Lindberg, Concerto for Winds and Percussion
Lindberg, Otavia: Timpani Concerto for Female Timpanist
Stravinsky, Symphonies of Wind Instruments
Gershwin (arr. Mari van Gils), An American in Paris


Adventurous virtuoso trombonist, conductor and composer, Christian Lindberg is a man of many musical parts. On this welcome visit to Cardiff his instrumental abilities were not on display, his trombone notable by its absence, but there were plenty of other brass instruments on hand instead! Lindberg is the RWCMD Jane Hodge International Chair of Brass and was made an honorary fellow of the College in 2011. This concert, amongst other things, demonstrated what excellent students he had to work with and how well they had responded to being conducted by him.

The first half of the evening was made up of two of Lindberg’s own compositions. His Concerto for Winds and Percussion was written to a commission by the World Association for Symphonic Bands and Ensembles, is dedicated to the Swedish Wind Ensemble and was premiered by them in 2003. It makes considerable technical demands on a number of players, and the way in which the RWCMD’s Wind Orchestra coped with these demands was impressive. The concerto draws on or alludes to many different idioms of writing for winds, from the wind serenade to film music, from brass band to big band and much more. It is by turns raucous and tender, or insinuatingly witty. The whole is unpretentious and accessible for all its occasional intricacy and, played with panache, it was thoroughly enjoyable.

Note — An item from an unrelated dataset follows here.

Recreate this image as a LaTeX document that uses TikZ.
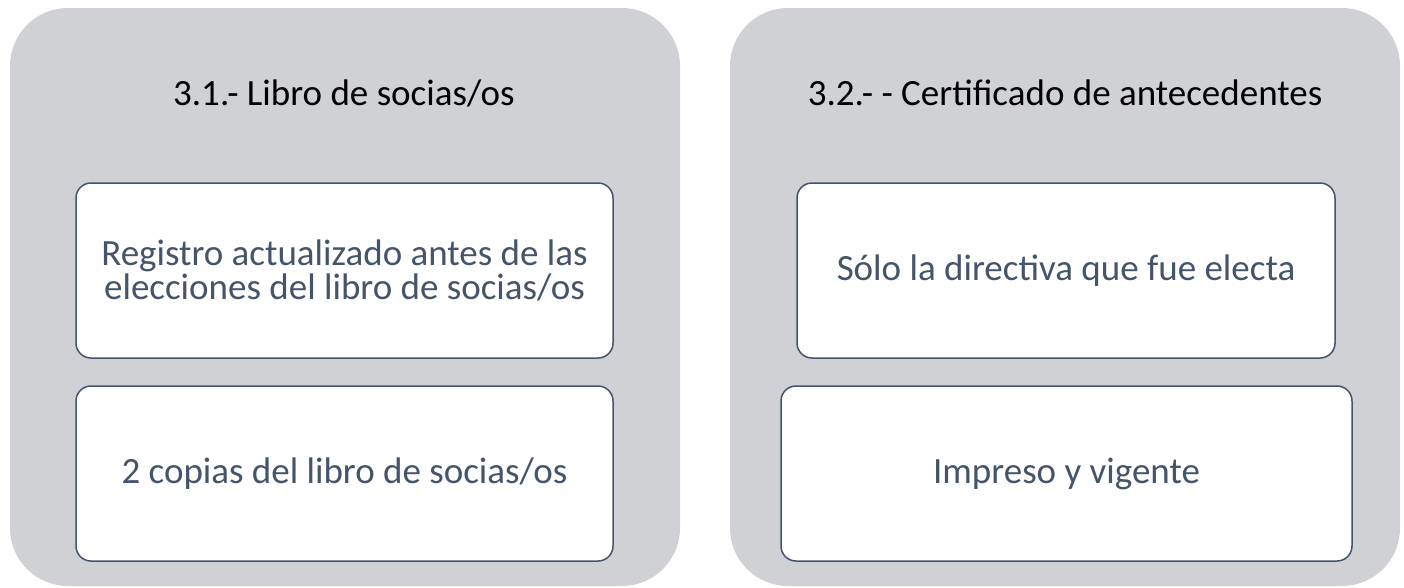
\documentclass[tikz,border=0pt]{standalone}
\usepackage{fontspec}
\setmainfont{Carlito}
\definecolor{panelgray}{HTML}{D0D1D5}
\definecolor{slate}{HTML}{44546A}

\begin{document}
\begin{tikzpicture}[x=1pt,y=-1pt,
	panel/.style={fill=panelgray,rounded corners=58pt,minimum width=670pt,minimum height=578pt,inner sep=0pt},
	item/.style={draw=slate,line width=1.5pt,fill=white,rounded corners=15pt,minimum height=175pt,align=center,text=slate,font=\fontsize{37}{34}\selectfont},
	heading/.style={anchor=base,font=\fontsize{37}{40}\selectfont}]
	\useasboundingbox (0,0) rectangle (1404,587);

	\node (libro) [panel] at (345,297) {};
	\node (certificado) [panel] at (1065,297) {};

	\node (librotitle) [heading] at (344,105) {3.1.- Libro de socias/os};
	\node (certtitle) [heading] at (1065,105) {3.2.- - Certificado de antecedentes};

	\node (registro) [item,minimum width=537pt] at (344.5,270.5) {Registro actualizado antes de las\\elecciones del libro de socias/os};
	\node (copias) [item,minimum width=537pt] at (344.5,473.5) {2 copias del libro de socias/os};
	\node (directiva) [item,minimum width=538pt] at (1066,270.5) {Sólo la directiva que fue electa};
	\node (impreso) [item,minimum width=571pt] at (1066.5,473.5) {Impreso y vigente};
\end{tikzpicture}
\end{document}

The second piece by Lindberg was the most fascinating part of the concert. Octavia was written for Viviana Mologni, principal timpanist with the Orchestra Sinfonica di Milano Guiseppe Verdi, whose work Lindberg had admired when conducting the orchestra in 2000. As Viviana Mologni is also an amateur soprano, Lindberg took the opportunity to use her vocal abilities as well as her instrumental skills. It was a delight to have her in Wales to perform the work. Octavia is a kind of dramatic monologue (with a short Italian text by Lindberg – at least I presume it is his work) in which the feelings of Octavia, sister of the Emperor Augustus, and betrayed wife of Mark Antony are explored. Her observations on her contemporaries and the direction of Roman society are imaginatively reported (Il tempo verrà in cui tutti si comporteranno come le scimmie – the time will come when every one will behave like monkeys – declares the text at one point). The whole makes for a powerful and, at times witty, piece. The writing for the soloist is virtuosic and Viviana Mologni executed it dazzlingly. With a face microphone her delivery of the text was always clear and audible. The reluctant fragmentation with which the names of the Egyptian Queen and her lover were uttered – Cle-O-Pa-Tra – Mar-Cus-An-Ton-I-O – contrasted beautifully with the volubility of much of the verbal delivery, as though the names were dragged from her mouth painfully, and was very effective. The pretended interruption which involved the soloist answering a mobile phone was both amusing and a witty way of suggesting the universality of Octavia’s situation. The fluctuating intensity and complexity of rhythm (Mologni’s work being complemented by that of two other percussionists) gave forceful expression to a range of moods and attitudes – fear and thwarted love, jealousy and compassionate observation, dignity and contempt – as did the scoring for the other instruments. Given that there can’t be a plethora of virtuoso timpanists with decent soprano voices, one was left wondering how well the piece might work with the role of Octavia shared between two performers? Something would, inevitably, be lost – but this striking and intelligent work should surely be heard more often?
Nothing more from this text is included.